=== Directive ===
Quote the data exactly, first line to the line containing "(0,0) rectangle (564,434);", with no pictures.

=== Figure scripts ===

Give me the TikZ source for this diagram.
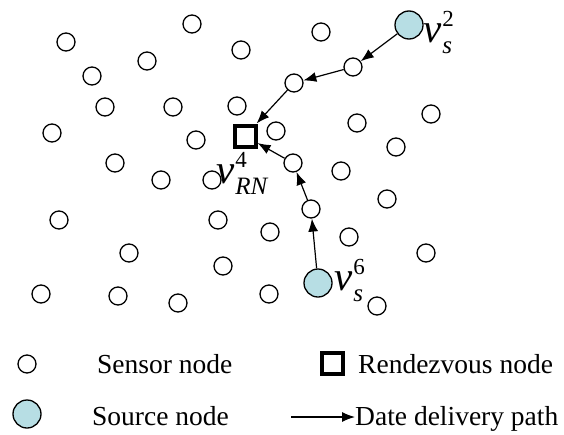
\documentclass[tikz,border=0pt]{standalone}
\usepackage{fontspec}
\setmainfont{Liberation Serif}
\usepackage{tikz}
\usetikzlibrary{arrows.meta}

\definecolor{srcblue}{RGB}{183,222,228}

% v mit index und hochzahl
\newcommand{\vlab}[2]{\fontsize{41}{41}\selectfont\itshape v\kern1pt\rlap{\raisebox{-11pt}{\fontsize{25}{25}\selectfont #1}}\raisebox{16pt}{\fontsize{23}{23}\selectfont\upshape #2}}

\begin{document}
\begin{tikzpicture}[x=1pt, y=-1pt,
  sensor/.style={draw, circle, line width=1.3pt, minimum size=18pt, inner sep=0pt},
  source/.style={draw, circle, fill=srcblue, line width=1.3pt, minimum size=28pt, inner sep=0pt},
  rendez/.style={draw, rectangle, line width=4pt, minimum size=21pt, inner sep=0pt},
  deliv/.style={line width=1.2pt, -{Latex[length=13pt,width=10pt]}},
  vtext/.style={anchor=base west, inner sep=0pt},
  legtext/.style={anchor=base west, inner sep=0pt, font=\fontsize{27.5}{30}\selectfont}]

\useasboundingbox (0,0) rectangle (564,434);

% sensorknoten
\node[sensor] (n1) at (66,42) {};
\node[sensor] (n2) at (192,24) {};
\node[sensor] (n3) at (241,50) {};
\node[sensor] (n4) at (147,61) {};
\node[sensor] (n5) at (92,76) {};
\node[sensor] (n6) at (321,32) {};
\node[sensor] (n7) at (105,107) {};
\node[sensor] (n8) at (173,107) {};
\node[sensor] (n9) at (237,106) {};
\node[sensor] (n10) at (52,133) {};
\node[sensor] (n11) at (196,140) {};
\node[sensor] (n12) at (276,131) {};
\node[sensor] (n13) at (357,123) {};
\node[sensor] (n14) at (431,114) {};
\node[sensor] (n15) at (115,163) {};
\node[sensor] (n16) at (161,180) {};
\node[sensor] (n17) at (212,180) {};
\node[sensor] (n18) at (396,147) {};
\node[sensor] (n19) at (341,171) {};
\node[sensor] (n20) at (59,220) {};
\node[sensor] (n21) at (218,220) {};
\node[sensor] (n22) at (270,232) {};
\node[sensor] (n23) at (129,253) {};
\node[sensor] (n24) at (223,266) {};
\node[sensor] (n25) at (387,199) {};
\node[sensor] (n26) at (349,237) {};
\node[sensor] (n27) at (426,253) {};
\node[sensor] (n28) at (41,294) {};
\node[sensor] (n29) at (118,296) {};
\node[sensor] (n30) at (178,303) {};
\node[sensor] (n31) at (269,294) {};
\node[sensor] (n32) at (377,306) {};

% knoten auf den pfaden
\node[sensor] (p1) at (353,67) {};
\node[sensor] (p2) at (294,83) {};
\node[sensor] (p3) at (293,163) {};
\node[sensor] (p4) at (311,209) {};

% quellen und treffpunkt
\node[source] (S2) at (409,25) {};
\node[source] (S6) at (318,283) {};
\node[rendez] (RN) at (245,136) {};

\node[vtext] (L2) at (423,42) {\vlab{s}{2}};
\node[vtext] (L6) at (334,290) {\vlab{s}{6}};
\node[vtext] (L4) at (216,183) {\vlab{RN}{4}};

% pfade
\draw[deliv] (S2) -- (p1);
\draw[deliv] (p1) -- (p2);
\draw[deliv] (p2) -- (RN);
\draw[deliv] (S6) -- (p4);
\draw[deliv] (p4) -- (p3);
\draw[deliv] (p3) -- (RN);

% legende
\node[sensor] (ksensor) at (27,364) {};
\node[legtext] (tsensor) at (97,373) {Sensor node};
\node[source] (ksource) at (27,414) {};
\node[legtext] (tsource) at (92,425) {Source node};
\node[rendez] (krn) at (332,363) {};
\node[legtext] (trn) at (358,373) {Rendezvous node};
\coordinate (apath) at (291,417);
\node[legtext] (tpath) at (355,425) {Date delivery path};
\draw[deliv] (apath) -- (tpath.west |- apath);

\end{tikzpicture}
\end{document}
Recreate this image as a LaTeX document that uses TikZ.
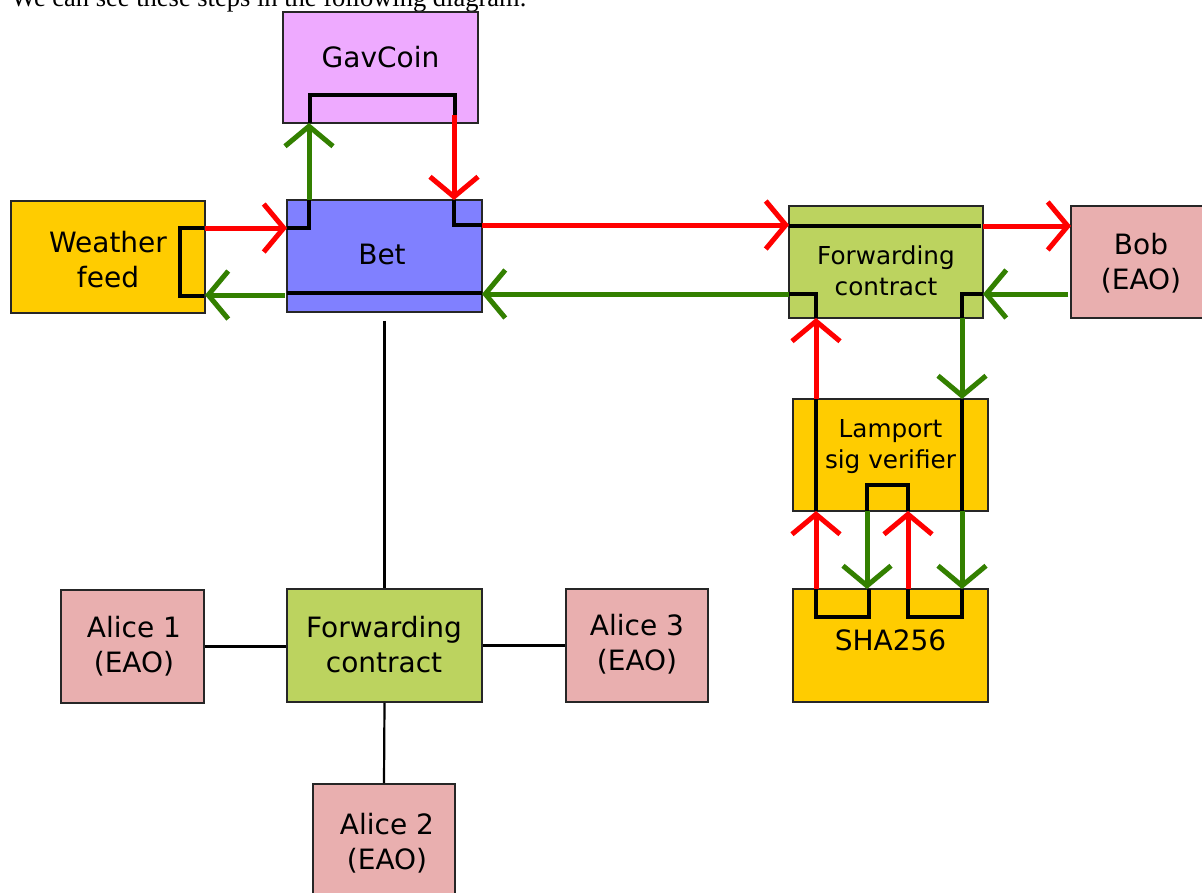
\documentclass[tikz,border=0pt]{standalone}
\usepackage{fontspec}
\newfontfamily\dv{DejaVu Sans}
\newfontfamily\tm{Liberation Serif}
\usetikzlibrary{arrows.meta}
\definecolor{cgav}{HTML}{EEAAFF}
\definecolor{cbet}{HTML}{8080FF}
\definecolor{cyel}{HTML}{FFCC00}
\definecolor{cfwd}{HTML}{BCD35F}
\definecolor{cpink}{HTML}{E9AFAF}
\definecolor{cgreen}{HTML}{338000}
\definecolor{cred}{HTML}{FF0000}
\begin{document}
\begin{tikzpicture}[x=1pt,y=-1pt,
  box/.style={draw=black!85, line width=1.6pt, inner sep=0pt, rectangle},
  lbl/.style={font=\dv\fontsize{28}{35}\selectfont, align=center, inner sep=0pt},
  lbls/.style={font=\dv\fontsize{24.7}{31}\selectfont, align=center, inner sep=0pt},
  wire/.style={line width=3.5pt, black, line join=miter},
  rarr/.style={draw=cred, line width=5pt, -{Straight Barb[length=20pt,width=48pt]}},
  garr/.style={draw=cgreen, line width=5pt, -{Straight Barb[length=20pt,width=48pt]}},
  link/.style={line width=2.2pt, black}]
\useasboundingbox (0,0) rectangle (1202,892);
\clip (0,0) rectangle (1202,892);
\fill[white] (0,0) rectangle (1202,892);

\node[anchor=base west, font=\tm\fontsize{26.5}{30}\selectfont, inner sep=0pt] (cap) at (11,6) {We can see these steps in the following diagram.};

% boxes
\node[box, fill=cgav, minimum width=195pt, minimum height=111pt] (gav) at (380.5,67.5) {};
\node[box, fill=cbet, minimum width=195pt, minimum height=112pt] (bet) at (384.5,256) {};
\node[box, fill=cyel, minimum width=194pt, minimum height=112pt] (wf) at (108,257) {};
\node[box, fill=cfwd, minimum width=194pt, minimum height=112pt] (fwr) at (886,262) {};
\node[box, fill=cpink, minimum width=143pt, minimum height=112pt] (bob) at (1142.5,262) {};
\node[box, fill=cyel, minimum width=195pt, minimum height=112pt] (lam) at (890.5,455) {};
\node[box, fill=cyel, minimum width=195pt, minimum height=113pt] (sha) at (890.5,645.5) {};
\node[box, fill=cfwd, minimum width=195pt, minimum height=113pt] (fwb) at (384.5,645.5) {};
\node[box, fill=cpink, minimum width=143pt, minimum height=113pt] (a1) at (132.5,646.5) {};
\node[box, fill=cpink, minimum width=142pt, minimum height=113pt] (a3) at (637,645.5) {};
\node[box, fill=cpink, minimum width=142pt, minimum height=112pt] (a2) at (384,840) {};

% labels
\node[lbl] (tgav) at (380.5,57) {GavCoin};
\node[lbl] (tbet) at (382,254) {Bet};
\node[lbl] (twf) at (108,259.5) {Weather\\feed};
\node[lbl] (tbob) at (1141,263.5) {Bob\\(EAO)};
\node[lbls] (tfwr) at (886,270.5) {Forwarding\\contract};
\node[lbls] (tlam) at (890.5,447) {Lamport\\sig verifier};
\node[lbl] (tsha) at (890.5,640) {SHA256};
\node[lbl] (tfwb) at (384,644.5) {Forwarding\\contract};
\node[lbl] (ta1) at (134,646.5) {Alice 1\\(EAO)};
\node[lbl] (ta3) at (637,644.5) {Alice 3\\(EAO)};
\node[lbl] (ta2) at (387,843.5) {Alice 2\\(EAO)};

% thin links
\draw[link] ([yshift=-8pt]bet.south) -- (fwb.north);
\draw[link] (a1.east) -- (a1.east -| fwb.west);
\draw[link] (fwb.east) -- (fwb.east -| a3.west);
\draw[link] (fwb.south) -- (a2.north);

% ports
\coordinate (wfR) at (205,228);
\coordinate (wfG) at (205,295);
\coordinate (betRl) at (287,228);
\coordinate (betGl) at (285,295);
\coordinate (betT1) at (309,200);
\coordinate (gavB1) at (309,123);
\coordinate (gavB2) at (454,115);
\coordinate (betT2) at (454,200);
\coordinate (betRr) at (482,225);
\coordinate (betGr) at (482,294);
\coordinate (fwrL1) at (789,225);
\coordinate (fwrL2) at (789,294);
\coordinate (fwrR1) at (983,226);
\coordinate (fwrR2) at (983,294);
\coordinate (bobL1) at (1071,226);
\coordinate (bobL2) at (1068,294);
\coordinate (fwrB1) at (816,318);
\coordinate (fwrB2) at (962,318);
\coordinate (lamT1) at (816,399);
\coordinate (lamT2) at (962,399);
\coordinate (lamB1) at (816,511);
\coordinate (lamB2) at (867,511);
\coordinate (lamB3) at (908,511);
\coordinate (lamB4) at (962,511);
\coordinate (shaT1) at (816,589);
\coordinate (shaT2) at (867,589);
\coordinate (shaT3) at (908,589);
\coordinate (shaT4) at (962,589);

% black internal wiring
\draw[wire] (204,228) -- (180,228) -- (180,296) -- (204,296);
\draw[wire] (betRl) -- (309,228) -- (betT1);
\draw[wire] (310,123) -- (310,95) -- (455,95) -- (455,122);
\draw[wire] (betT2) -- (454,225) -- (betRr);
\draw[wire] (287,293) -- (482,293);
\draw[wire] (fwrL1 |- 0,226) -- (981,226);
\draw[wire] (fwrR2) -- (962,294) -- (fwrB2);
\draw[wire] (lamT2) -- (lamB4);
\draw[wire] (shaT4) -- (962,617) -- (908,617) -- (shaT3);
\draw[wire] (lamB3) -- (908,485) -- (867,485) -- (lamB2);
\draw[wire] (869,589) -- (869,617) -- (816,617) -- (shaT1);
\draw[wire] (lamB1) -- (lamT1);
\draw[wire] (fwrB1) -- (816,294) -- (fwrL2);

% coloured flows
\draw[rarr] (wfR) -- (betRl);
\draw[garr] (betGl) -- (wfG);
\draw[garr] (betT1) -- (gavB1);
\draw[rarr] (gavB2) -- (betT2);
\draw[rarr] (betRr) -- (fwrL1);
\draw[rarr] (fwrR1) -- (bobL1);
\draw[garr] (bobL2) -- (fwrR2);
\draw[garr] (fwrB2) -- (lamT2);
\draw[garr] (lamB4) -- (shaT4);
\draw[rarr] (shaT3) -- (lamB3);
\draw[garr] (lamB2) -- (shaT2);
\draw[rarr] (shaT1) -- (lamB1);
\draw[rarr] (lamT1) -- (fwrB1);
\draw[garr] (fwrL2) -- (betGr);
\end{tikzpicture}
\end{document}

=== Result of this exercise ===
Give me the TikZ source for this diagram.
\documentclass[tikz,border=0pt]{standalone}
\usepackage{fontspec}
\setmainfont{Liberation Serif}
\usepackage{tikz}
\usetikzlibrary{arrows.meta}

\definecolor{srcblue}{RGB}{183,222,228}

% v mit index und hochzahl
\newcommand{\vlab}[2]{\fontsize{41}{41}\selectfont\itshape v\kern1pt\rlap{\raisebox{-11pt}{\fontsize{25}{25}\selectfont #1}}\raisebox{16pt}{\fontsize{23}{23}\selectfont\upshape #2}}

\begin{document}
\begin{tikzpicture}[x=1pt, y=-1pt,
  sensor/.style={draw, circle, line width=1.3pt, minimum size=18pt, inner sep=0pt},
  source/.style={draw, circle, fill=srcblue, line width=1.3pt, minimum size=28pt, inner sep=0pt},
  rendez/.style={draw, rectangle, line width=4pt, minimum size=21pt, inner sep=0pt},
  deliv/.style={line width=1.2pt, -{Latex[length=13pt,width=10pt]}},
  vtext/.style={anchor=base west, inner sep=0pt},
  legtext/.style={anchor=base west, inner sep=0pt, font=\fontsize{27.5}{30}\selectfont}]

\useasboundingbox (0,0) rectangle (564,434);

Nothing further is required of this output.